Description
The B.R.M. Achieved the success it so long deserved. The World Championship triumph of 1962 was no flash in the pan.
The following season the Bourne cars finished second and third in the Championship table, whilst 1964 saw the supreme Grand Prix honour missed by the slender margin of one point in that dramatic last round in Mexico. The mishaps which haunted the company’s early history are a thing of the past.
Never afraid of making a controversial statement, Louis Stanley again lives up to his reputation, and it is appropriate, that someone so closely associated with its career should produce what is in essence a critical examination and appraisal of what was the most criticised car in British racing history.
He does not attempt to whitewash the years when thousands of pounds were poured into the project with no results to show apart from music hall jokes. Over a million pounds had to be spent before tangible success came in 1962. Louis Stanley pin points the weaknesses, faults and flaws, and goes on to show how the transformation was effected.

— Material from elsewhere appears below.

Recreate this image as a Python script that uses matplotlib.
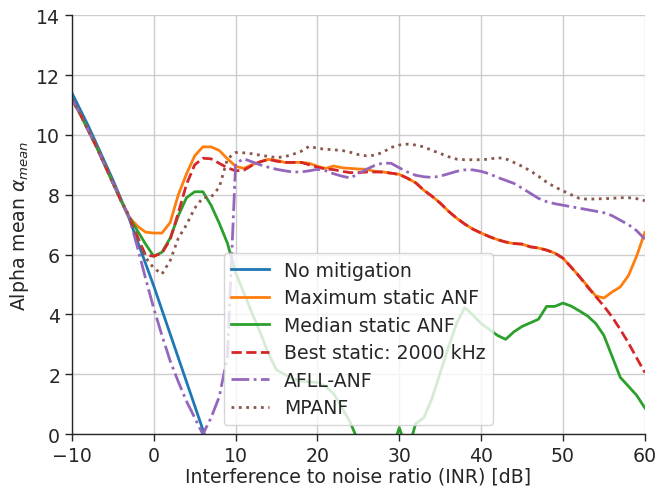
import numpy as np
import matplotlib
matplotlib.use("Agg")
import matplotlib.pyplot as plt

plt.rcParams['font.family'] = ['DejaVu Sans']
plt.rcParams['text.color'] = '#262626'
plt.rcParams['axes.labelcolor'] = '#262626'
plt.rcParams['xtick.color'] = '#262626'
plt.rcParams['ytick.color'] = '#262626'

FS = 13.6

# INR axis in dB
inr = np.arange(-10, 61)

no_mitigation = [11.4, 10.85, 10.3, 9.7, 9.1, 8.5, 7.85, 7.2, 6.45, 5.7,
                 4.95, 4.15, 3.35, 2.55, 1.75, 0.95, 0.15, -0.65]

max_static = [11.2, 10.7, 10.15, 9.6, 9.0, 8.4, 7.8, 7.25, 6.95, 6.75,
              6.72, 6.72, 7.07, 8.0, 8.7, 9.3, 9.6, 9.6, 9.48, 9.2,
              8.95, 8.88, 9.0, 9.1, 9.18, 9.15, 9.08, 9.08, 9.08, 9.05,
              8.95, 8.88, 8.96, 8.9, 8.88, 8.86, 8.85, 8.78, 8.76, 8.72,
              8.68, 8.55, 8.4, 8.15, 7.95, 7.72, 7.45, 7.22, 7.02, 6.85,
              6.72, 6.6, 6.5, 6.42, 6.37, 6.35, 6.26, 6.22, 6.15, 6.05,
              5.88, 5.58, 5.27, 4.95, 4.62, 4.55, 4.75, 4.92, 5.3, 5.95,
              6.74]

median_static = [11.2, 10.7, 10.15, 9.6, 9.0, 8.4, 7.8, 7.25, 6.8, 6.35,
                 5.94, 6.08, 6.55, 7.3, 7.9, 8.1, 8.1, 7.65, 7.05, 6.38,
                 5.4, 4.72, 4.05, 3.4, 2.7, 2.15, 2.0, 1.85, 1.78, 1.75,
                 1.73, 1.6, 1.35, 0.88, 0.4, -0.25, -0.6, -0.6, -0.6, -0.6,
                 0.22, -0.6, 0.35, 0.55, 1.2, 2.05, 2.9, 3.7, 4.23, 3.98,
                 3.7, 3.5, 3.3, 3.17, 3.42, 3.6, 3.72, 3.84, 4.27, 4.27,
                 4.38, 4.28, 4.12, 3.95, 3.7, 3.3, 2.6, 1.9, 1.6, 1.3,
                 0.88]

best_static = [11.2, 10.7, 10.15, 9.6, 9.0, 8.4, 7.8, 7.25, 6.6, 5.98,
               5.95, 6.05, 6.5, 7.4, 8.35, 9.0, 9.22, 9.2, 9.05, 8.9,
               8.8, 8.82, 8.98, 9.1, 9.18, 9.12, 9.08, 9.08, 9.08, 9.0,
               8.92, 8.86, 8.84, 8.78, 8.74, 8.74, 8.76, 8.76, 8.76, 8.72,
               8.68, 8.55, 8.4, 8.15, 7.95, 7.72, 7.45, 7.22, 7.02, 6.85,
               6.72, 6.6, 6.5, 6.42, 6.37, 6.35, 6.26, 6.22, 6.15, 6.05,
               5.88, 5.58, 5.27, 4.92, 4.6, 4.28, 3.92, 3.5, 3.05, 2.55,
               2.06]

afll_anf = [11.2, 10.7, 10.15, 9.6, 9.0, 8.4, 7.8, 7.25, 6.25, 5.2,
            4.2, 3.3, 2.45, 1.75, 1.1, 0.55, 0.0, 0.55, 1.25, 2.6,
            9.05, 9.2, 9.1, 9.0, 8.92, 8.85, 8.8, 8.76, 8.76, 8.8,
            8.85, 8.8, 8.7, 8.62, 8.56, 8.7, 8.85, 8.98, 9.06, 9.05,
            8.9, 8.76, 8.65, 8.6, 8.58, 8.62, 8.7, 8.78, 8.83, 8.83,
            8.78, 8.7, 8.58, 8.48, 8.38, 8.22, 8.05, 7.88, 7.77, 7.7,
            7.65, 7.6, 7.55, 7.5, 7.45, 7.4, 7.3, 7.15, 7.0, 6.8,
            6.52]

mpanf = [11.2, 10.7, 10.15, 9.6, 9.0, 8.4, 7.8, 7.3, 6.55, 5.9,
         5.55, 5.35, 5.8, 6.55, 7.0, 7.55, 7.9, 7.92, 8.25, 9.2,
         9.41, 9.4, 9.37, 9.32, 9.28, 9.24, 9.27, 9.35, 9.45, 9.62,
         9.55, 9.52, 9.5, 9.48, 9.42, 9.34, 9.3, 9.32, 9.42, 9.58,
         9.66, 9.69, 9.66, 9.6, 9.48, 9.38, 9.27, 9.19, 9.17, 9.17,
         9.17, 9.19, 9.24, 9.2, 9.08, 8.95, 8.8, 8.62, 8.42, 8.26,
         8.13, 8.0, 7.88, 7.85, 7.86, 7.87, 7.88, 7.9, 7.9, 7.87,
         7.8]

fig = plt.figure(figsize=(6.6, 4.89), dpi=100)
ax = fig.add_axes([0.109, 0.110, 0.868, 0.857])

lw = 2.0
ax.plot(inr[:len(no_mitigation)], no_mitigation, color='#1f77b4', lw=lw, label='No mitigation')
ax.plot(inr, max_static, color='#ff7f0e', lw=lw, label='Maximum static ANF')
ax.plot(inr, median_static, color='#2ca02c', lw=lw, label='Median static ANF')
ax.plot(inr, best_static, color='#d62728', lw=lw, ls='--', label='Best static: 2000 kHz')
ax.plot(inr, afll_anf, color='#9467bd', lw=lw, ls='-.', label='AFLL-ANF')
ax.plot(inr, mpanf, color='#8c564b', lw=lw, ls=':', label='MPANF')

ax.set_xlim(-10, 60)
ax.set_ylim(0, 14)
ax.set_xticks(np.arange(-10, 61, 10))
ax.set_yticks(np.arange(0, 15, 2))
ax.tick_params(labelsize=FS, length=5, width=1)
ax.grid(True, color='#cccccc', lw=1)
ax.set_axisbelow(True)
for side in ('top', 'right'):
    ax.spines[side].set_visible(False)
for side in ('left', 'bottom'):
    ax.spines[side].set_color('#262626')
    ax.spines[side].set_linewidth(1.0)

ax.set_xlabel('Interference to noise ratio (INR) [dB]', fontsize=FS, labelpad=1)
ax.set_ylabel(r'Alpha mean $\alpha_{mean}$', fontsize=FS)
ax.legend(loc='lower center', fontsize=FS, framealpha=0.8, labelspacing=0.45)

fig.savefig('out.png', dpi=100)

No one could give a more accurate and calculating, for he is intimately connected with the struggles behind the scenes to win World Championship honours. With his wife Jean, who is equal owner of the BRM cars with her brothers Sir Alfred Owen and Ernest Owen, and contributor of a third of the total cost, Louis Stanley flies all over the world to wherever the cars are raced.
But it is not only the machinery that is focused upon within these pages; the BRM drivers such as Gonzalez, Ken Wharton, Reg Parnell, Peter Collins, Dan Gurney, to mention just a few are also recorded and help to complete the picture of an authoritative, personal and critical record of events with BRM from the beginning to 1965.
First edition hardback in very good condition for age, very clean – previous owners inscription to inside cover. Blue boards unmarked and clean gold gilt lettering to spine. Duxt wrapper clean and bright – some very small marks to top left on front, slight tear on reverse but all now protected in clear cover. Nice example.